Although Rudy Giuliani disagrees on the specific issues he “will protect the values that most conservative Republicans hold dear.” It was hard to read this without laughing, trying to imagine how Giuliani’s personal life shows him as the protector of any form of conservative values. Ruben avoids this issue by staying away from traditional discussion of values as she explains the section quoted above:

What does this mean? It means that he sees the world as a battle between good and evil, and politics as a struggle between decent hard working people and elites who have too little respect for their values — public safety, respect for religion and public virtue.
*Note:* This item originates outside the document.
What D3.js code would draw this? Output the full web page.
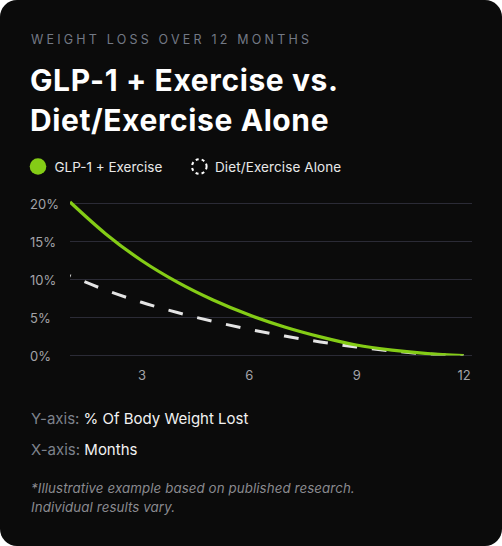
<!DOCTYPE html>
<html>
<head>
<meta charset="utf-8">
<script src="https://cdn.jsdelivr.net/npm/d3@7"></script>
<style>
  body { margin: 0; background: #ffffff; }
  svg { display: block; font-family: Inter, "Noto Sans", sans-serif; }
</style>
</head>
<body>
<div id="chart"></div>
<script>
// chart values
var months = [1, 2, 3, 4, 5, 6, 7, 8, 9, 10, 11, 12];
var glp1Exercise = [20.2, 16.0, 12.5, 9.65, 7.3, 5.35, 3.75, 2.45, 1.38, 0.7, 0.25, 0];
var dietExercise = [10.5, 8.6, 7.0, 5.65, 4.48, 3.46, 2.56, 1.78, 1.12, 0.6, 0.2, 0];
var yTicks = [0, 5, 10, 15, 20];
var xTicks = [3, 6, 9, 12];
var seriesNames = ["GLP-1 + Exercise", "Diet/Exercise Alone"];

var svgWidth = 502;
var svgHeight = 546;

var svg = d3.select("#chart").append("svg")
  .attr("width", svgWidth)
  .attr("height", svgHeight);

// dark card
svg.append("rect")
  .attr("width", svgWidth)
  .attr("height", svgHeight)
  .attr("rx", 17)
  .attr("fill", "#0b0b0b");

// header
svg.append("text")
  .attr("x", 31)
  .attr("y", 44)
  .attr("fill", "#737985")
  .style("font-size", "12.5px")
  .style("letter-spacing", "3.2px")
  .text("WEIGHT LOSS OVER 12 MONTHS");

var title = svg.append("text")
  .attr("fill", "#ffffff")
  .style("font-size", "30px")
  .style("font-weight", 700)
  .style("letter-spacing", "0.6px");
title.append("tspan").attr("x", 30).attr("y", 91).text("GLP-1 + Exercise vs.");
title.append("tspan").attr("x", 30).attr("y", 131).text("Diet/Exercise Alone");

// legend
var legend = svg.append("g");
legend.append("circle")
  .attr("cx", 38)
  .attr("cy", 166.5)
  .attr("r", 8.3)
  .attr("fill", "#84cc16");
legend.append("text")
  .attr("x", 54.5)
  .attr("y", 171.5)
  .attr("fill", "#e8e8e8")
  .style("font-size", "13.5px")
  .text(seriesNames[0]);
legend.append("circle")
  .attr("cx", 199.3)
  .attr("cy", 166.5)
  .attr("r", 7.3)
  .attr("fill", "none")
  .attr("stroke", "#ffffff")
  .attr("stroke-width", 2)
  .attr("stroke-dasharray", "3 3.1");
legend.append("text")
  .attr("x", 215)
  .attr("y", 171.5)
  .attr("fill", "#e8e8e8")
  .style("font-size", "13.5px")
  .style("letter-spacing", "0.1px")
  .text(seriesNames[1]);

// scales
var xScale = d3.scaleLinear().domain([1, 12]).range([70, 463.5]);
var yScale = d3.scaleLinear().domain([0, 20]).range([355.5, 203.5]);

// grid lines
svg.append("g")
  .selectAll("line")
  .data(yTicks)
  .enter()
  .append("line")
  .attr("x1", 70)
  .attr("x2", 472)
  .attr("y1", d => yScale(d))
  .attr("y2", d => yScale(d))
  .attr("stroke", "#2b2b36")
  .attr("stroke-width", 1);

// y axis labels
var yAxis = svg.append("g")
  .attr("transform", "translate(30, 0)")
  .call(d3.axisRight(yScale).tickValues(yTicks).tickSize(0).tickPadding(0).tickFormat(d => d + "%"));
yAxis.select(".domain").remove();
yAxis.selectAll("text")
  .attr("fill", "#a3a3a8")
  .attr("dy", "0.4em")
  .style("font-family", "Inter, sans-serif")
  .style("font-size", "13px");

// x axis labels
var xAxis = svg.append("g")
  .attr("transform", "translate(0, 370)")
  .call(d3.axisBottom(xScale).tickValues(xTicks).tickSize(0).tickPadding(0));
xAxis.select(".domain").remove();
xAxis.selectAll("text")
  .attr("fill", "#a3a3a8")
  .attr("dy", "0.8em")
  .style("font-family", "Inter, sans-serif")
  .style("font-size", "13px");

// clip lines to the plot (zero line cuts half of the stroke)
svg.append("clipPath")
  .attr("id", "plotClip")
  .append("rect")
  .attr("x", 70)
  .attr("y", 185)
  .attr("width", 402)
  .attr("height", yScale(0) - 185);

var line = d3.line()
  .x((d, i) => xScale(months[i]))
  .y(d => yScale(d))
  .curve(d3.curveMonotoneX);

var plot = svg.append("g").attr("clip-path", "url(#plotClip)");

plot.append("path")
  .datum(dietExercise)
  .attr("d", line)
  .attr("fill", "none")
  .attr("stroke", "#e4e4e4")
  .attr("stroke-width", 3)
  .attr("stroke-dasharray", "14.8 14.8")
  .attr("stroke-dashoffset", 14);

plot.append("path")
  .datum(glp1Exercise)
  .attr("d", line)
  .attr("fill", "none")
  .attr("stroke", "#84cc16")
  .attr("stroke-width", 3.2);

// axis notes
var yNote = svg.append("text")
  .attr("x", 31)
  .attr("y", 424)
  .style("font-size", "15px");
yNote.append("tspan").attr("fill", "#7d828c").text("Y-axis: ");
yNote.append("tspan").attr("fill", "#f2f2f2").text("% Of Body Weight Lost");

var xNote = svg.append("text")
  .attr("x", 31)
  .attr("y", 455)
  .style("font-size", "15px");
xNote.append("tspan").attr("fill", "#7d828c").text("X-axis: ");
xNote.append("tspan").attr("fill", "#f2f2f2").text("Months");

// footnote
var foot = svg.append("text")
  .attr("fill", "#8a8a8f")
  .style("font-size", "13.3px")
  .style("font-style", "italic")
  .style("letter-spacing", "0.1px");
foot.append("tspan").attr("x", 31).attr("y", 493).text("*Illustrative example based on published research.");
foot.append("tspan").attr("x", 31).attr("y", 511.5).text("Individual results vary.");
</script>
</body>
</html>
It may come as a surprise to readers that the Republicans see themselves as the defender of “decent hard working people” unless she means “hard working” in the sense that George Bush is doing “hard work.” The opposing side is liberal elitists. It comes as no surprise that, after being willing to ignore support for Giuliani’s liberal positions she is reduced to calling the other side “elites” without naming specific differences. This is because the differences between conservativism and liberalism don’t help their cause when spelled out. Modern conservatives back greater government intrusion in individual’s personal lives while liberals support individual liberties. Conservatives support unchecked power in the Executive branch while liberals desire to restore the checks and balances developed by the founding fathers. Conservatives oppose science where it doesn’t fit into their views while liberals are willing to adapt their political views to the real world as described by science. Conservatives claim to be the defenders of religion, but it is separation of church and state, which only liberals defend, which is essential to guarantee freedom of worship for all. Conservatives claim to be supporters of capitalism but erode the system while liberals support a free market system which will remain viable in the global market and preserve the middle class.

In recent years support for social conservative policies was the last remaining area where conservatives appeared to hold any principles (even if the wrong principles). If Giuliani is seen as the candidate most likely to win in a general election we will quickly see more agreeing that Giuliani is a “new social conservative.” Winning is more important and for many Republicans attracting the support of the religious right was simply a matter of political expediency. While I would be happy to see the Republicans abandon their support for conservative social issues, it is also harder to respect them as a party which believes in anything beyond increasing their power.